* WHAT IS BEING ASKED:
Reproduce every line of the material below, but drop the pictures.
■ ■ ■
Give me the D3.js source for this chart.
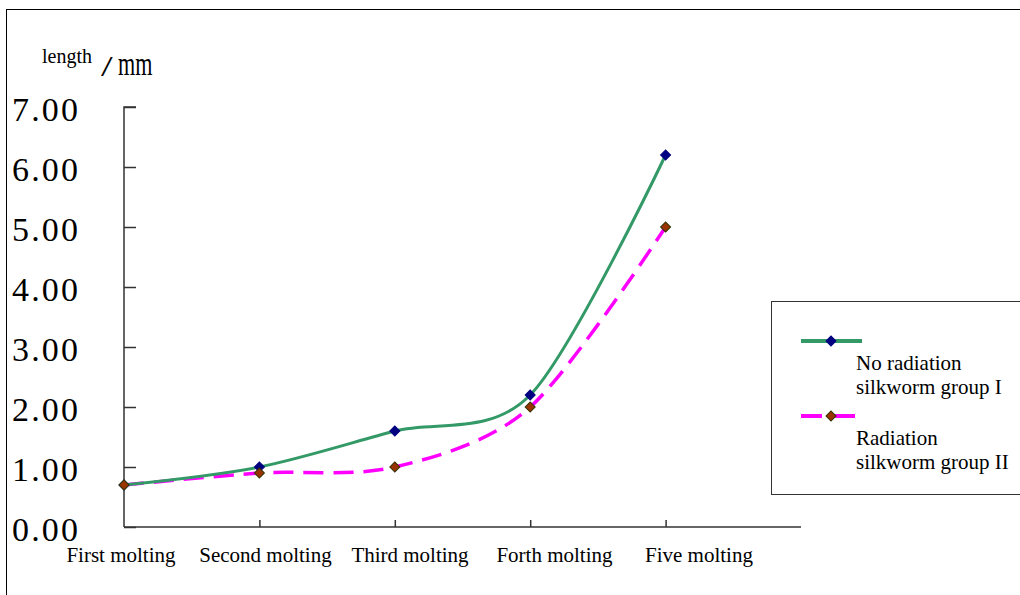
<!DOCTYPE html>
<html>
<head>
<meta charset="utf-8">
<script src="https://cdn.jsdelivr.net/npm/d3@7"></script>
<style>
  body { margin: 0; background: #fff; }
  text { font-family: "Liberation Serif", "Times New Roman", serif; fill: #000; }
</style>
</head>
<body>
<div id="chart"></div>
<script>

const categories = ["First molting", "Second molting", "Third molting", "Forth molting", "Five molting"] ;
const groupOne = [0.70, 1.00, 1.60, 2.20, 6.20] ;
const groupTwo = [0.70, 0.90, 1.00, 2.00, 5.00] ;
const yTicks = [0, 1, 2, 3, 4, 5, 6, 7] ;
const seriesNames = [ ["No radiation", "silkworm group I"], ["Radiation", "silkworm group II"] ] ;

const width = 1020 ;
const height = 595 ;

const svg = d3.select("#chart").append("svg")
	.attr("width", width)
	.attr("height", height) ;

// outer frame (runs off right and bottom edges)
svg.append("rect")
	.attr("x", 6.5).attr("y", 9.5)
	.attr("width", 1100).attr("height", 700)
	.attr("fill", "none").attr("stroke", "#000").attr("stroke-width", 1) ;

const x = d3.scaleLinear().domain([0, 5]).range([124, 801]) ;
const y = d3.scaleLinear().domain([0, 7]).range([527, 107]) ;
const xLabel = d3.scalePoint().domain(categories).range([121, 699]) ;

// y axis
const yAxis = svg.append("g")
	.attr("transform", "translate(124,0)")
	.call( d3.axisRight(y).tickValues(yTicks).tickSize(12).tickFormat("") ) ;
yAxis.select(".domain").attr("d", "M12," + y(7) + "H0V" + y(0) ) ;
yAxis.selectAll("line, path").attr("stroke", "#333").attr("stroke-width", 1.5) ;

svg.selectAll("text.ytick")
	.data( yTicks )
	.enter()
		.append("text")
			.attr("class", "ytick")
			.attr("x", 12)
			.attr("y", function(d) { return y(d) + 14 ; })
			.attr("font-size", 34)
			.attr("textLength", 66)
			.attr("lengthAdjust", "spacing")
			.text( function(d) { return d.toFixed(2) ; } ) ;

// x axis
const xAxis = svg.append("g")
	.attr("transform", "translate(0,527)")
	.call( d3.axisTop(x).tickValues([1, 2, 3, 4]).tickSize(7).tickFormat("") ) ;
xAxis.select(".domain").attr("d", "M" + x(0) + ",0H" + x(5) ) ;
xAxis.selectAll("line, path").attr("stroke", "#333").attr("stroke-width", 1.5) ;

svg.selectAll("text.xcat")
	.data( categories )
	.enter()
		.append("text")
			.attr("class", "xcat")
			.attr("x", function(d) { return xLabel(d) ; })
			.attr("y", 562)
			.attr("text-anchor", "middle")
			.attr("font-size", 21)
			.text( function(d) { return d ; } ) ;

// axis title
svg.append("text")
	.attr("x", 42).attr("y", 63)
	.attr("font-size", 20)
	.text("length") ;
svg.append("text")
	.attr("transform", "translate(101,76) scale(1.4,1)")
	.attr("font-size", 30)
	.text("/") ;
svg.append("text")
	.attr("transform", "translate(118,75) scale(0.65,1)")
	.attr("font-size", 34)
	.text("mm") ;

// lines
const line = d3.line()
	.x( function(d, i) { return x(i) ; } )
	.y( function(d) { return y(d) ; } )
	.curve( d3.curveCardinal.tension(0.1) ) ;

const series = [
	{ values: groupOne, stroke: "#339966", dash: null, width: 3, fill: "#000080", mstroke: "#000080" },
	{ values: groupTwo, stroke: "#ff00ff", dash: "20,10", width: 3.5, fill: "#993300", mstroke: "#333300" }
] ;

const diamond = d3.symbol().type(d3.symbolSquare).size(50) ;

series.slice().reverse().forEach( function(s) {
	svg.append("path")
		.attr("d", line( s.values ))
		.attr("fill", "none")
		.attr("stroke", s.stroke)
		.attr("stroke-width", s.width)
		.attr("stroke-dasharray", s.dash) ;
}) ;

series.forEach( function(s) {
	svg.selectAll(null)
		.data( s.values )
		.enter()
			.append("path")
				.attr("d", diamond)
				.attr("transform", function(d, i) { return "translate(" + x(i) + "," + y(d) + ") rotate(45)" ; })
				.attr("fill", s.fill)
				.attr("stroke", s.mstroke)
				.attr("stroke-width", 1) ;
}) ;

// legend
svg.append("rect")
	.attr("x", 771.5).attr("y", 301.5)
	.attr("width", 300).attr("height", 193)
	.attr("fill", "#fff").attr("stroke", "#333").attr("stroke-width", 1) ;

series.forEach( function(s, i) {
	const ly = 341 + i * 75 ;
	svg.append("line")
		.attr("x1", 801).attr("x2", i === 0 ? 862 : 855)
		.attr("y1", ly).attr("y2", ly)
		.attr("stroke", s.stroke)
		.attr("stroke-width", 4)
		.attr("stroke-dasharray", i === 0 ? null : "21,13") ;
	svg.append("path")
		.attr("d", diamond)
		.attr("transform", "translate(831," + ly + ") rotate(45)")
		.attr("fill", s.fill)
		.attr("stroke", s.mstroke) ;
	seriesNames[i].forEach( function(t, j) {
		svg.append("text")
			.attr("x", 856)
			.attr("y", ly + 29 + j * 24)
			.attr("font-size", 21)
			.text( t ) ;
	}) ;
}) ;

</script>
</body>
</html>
■ ■ ■
* RESPONSE:
Give me the D3.js source for this chart.
<!DOCTYPE html>
<html>
<head>
<meta charset="utf-8">
<script src="https://cdn.jsdelivr.net/npm/d3@7"></script>
<style>
  body { margin: 0; background: #fff; }
  text { font-family: "Liberation Serif", "Times New Roman", serif; fill: #000; }
</style>
</head>
<body>
<div id="chart"></div>
<script>

const categories = ["First molting", "Second molting", "Third molting", "Forth molting", "Five molting"] ;
const groupOne = [0.70, 1.00, 1.60, 2.20, 6.20] ;
const groupTwo = [0.70, 0.90, 1.00, 2.00, 5.00] ;
const yTicks = [0, 1, 2, 3, 4, 5, 6, 7] ;
const seriesNames = [ ["No radiation", "silkworm group I"], ["Radiation", "silkworm group II"] ] ;

const width = 1020 ;
const height = 595 ;

const svg = d3.select("#chart").append("svg")
	.attr("width", width)
	.attr("height", height) ;

// outer frame (runs off right and bottom edges)
svg.append("rect")
	.attr("x", 6.5).attr("y", 9.5)
	.attr("width", 1100).attr("height", 700)
	.attr("fill", "none").attr("stroke", "#000").attr("stroke-width", 1) ;

const x = d3.scaleLinear().domain([0, 5]).range([124, 801]) ;
const y = d3.scaleLinear().domain([0, 7]).range([527, 107]) ;
const xLabel = d3.scalePoint().domain(categories).range([121, 699]) ;

// y axis
const yAxis = svg.append("g")
	.attr("transform", "translate(124,0)")
	.call( d3.axisRight(y).tickValues(yTicks).tickSize(12).tickFormat("") ) ;
yAxis.select(".domain").attr("d", "M12," + y(7) + "H0V" + y(0) ) ;
yAxis.selectAll("line, path").attr("stroke", "#333").attr("stroke-width", 1.5) ;

svg.selectAll("text.ytick")
	.data( yTicks )
	.enter()
		.append("text")
			.attr("class", "ytick")
			.attr("x", 12)
			.attr("y", function(d) { return y(d) + 14 ; })
			.attr("font-size", 34)
			.attr("textLength", 66)
			.attr("lengthAdjust", "spacing")
			.text( function(d) { return d.toFixed(2) ; } ) ;

// x axis
const xAxis = svg.append("g")
	.attr("transform", "translate(0,527)")
	.call( d3.axisTop(x).tickValues([1, 2, 3, 4]).tickSize(7).tickFormat("") ) ;
xAxis.select(".domain").attr("d", "M" + x(0) + ",0H" + x(5) ) ;
xAxis.selectAll("line, path").attr("stroke", "#333").attr("stroke-width", 1.5) ;

svg.selectAll("text.xcat")
	.data( categories )
	.enter()
		.append("text")
			.attr("class", "xcat")
			.attr("x", function(d) { return xLabel(d) ; })
			.attr("y", 562)
			.attr("text-anchor", "middle")
			.attr("font-size", 21)
			.text( function(d) { return d ; } ) ;

// axis title
svg.append("text")
	.attr("x", 42).attr("y", 63)
	.attr("font-size", 20)
	.text("length") ;
svg.append("text")
	.attr("transform", "translate(101,76) scale(1.4,1)")
	.attr("font-size", 30)
	.text("/") ;
svg.append("text")
	.attr("transform", "translate(118,75) scale(0.65,1)")
	.attr("font-size", 34)
	.text("mm") ;

// lines
const line = d3.line()
	.x( function(d, i) { return x(i) ; } )
	.y( function(d) { return y(d) ; } )
	.curve( d3.curveCardinal.tension(0.1) ) ;

const series = [
	{ values: groupOne, stroke: "#339966", dash: null, width: 3, fill: "#000080", mstroke: "#000080" },
	{ values: groupTwo, stroke: "#ff00ff", dash: "20,10", width: 3.5, fill: "#993300", mstroke: "#333300" }
] ;

const diamond = d3.symbol().type(d3.symbolSquare).size(50) ;

series.slice().reverse().forEach( function(s) {
	svg.append("path")
		.attr("d", line( s.values ))
		.attr("fill", "none")
		.attr("stroke", s.stroke)
		.attr("stroke-width", s.width)
		.attr("stroke-dasharray", s.dash) ;
}) ;

series.forEach( function(s) {
	svg.selectAll(null)
		.data( s.values )
		.enter()
			.append("path")
				.attr("d", diamond)
				.attr("transform", function(d, i) { return "translate(" + x(i) + "," + y(d) + ") rotate(45)" ; })
				.attr("fill", s.fill)
				.attr("stroke", s.mstroke)
				.attr("stroke-width", 1) ;
}) ;

// legend
svg.append("rect")
	.attr("x", 771.5).attr("y", 301.5)
	.attr("width", 300).attr("height", 193)
	.attr("fill", "#fff").attr("stroke", "#333").attr("stroke-width", 1) ;

series.forEach( function(s, i) {
	const ly = 341 + i * 75 ;
	svg.append("line")
		.attr("x1", 801).attr("x2", i === 0 ? 862 : 855)
		.attr("y1", ly).attr("y2", ly)
		.attr("stroke", s.stroke)
		.attr("stroke-width", 4)
		.attr("stroke-dasharray", i === 0 ? null : "21,13") ;
	svg.append("path")
		.attr("d", diamond)
		.attr("transform", "translate(831," + ly + ") rotate(45)")
		.attr("fill", s.fill)
		.attr("stroke", s.mstroke) ;
	seriesNames[i].forEach( function(t, j) {
		svg.append("text")
			.attr("x", 856)
			.attr("y", ly + 29 + j * 24)
			.attr("font-size", 21)
			.text( t ) ;
	}) ;
}) ;

</script>
</body>
</html>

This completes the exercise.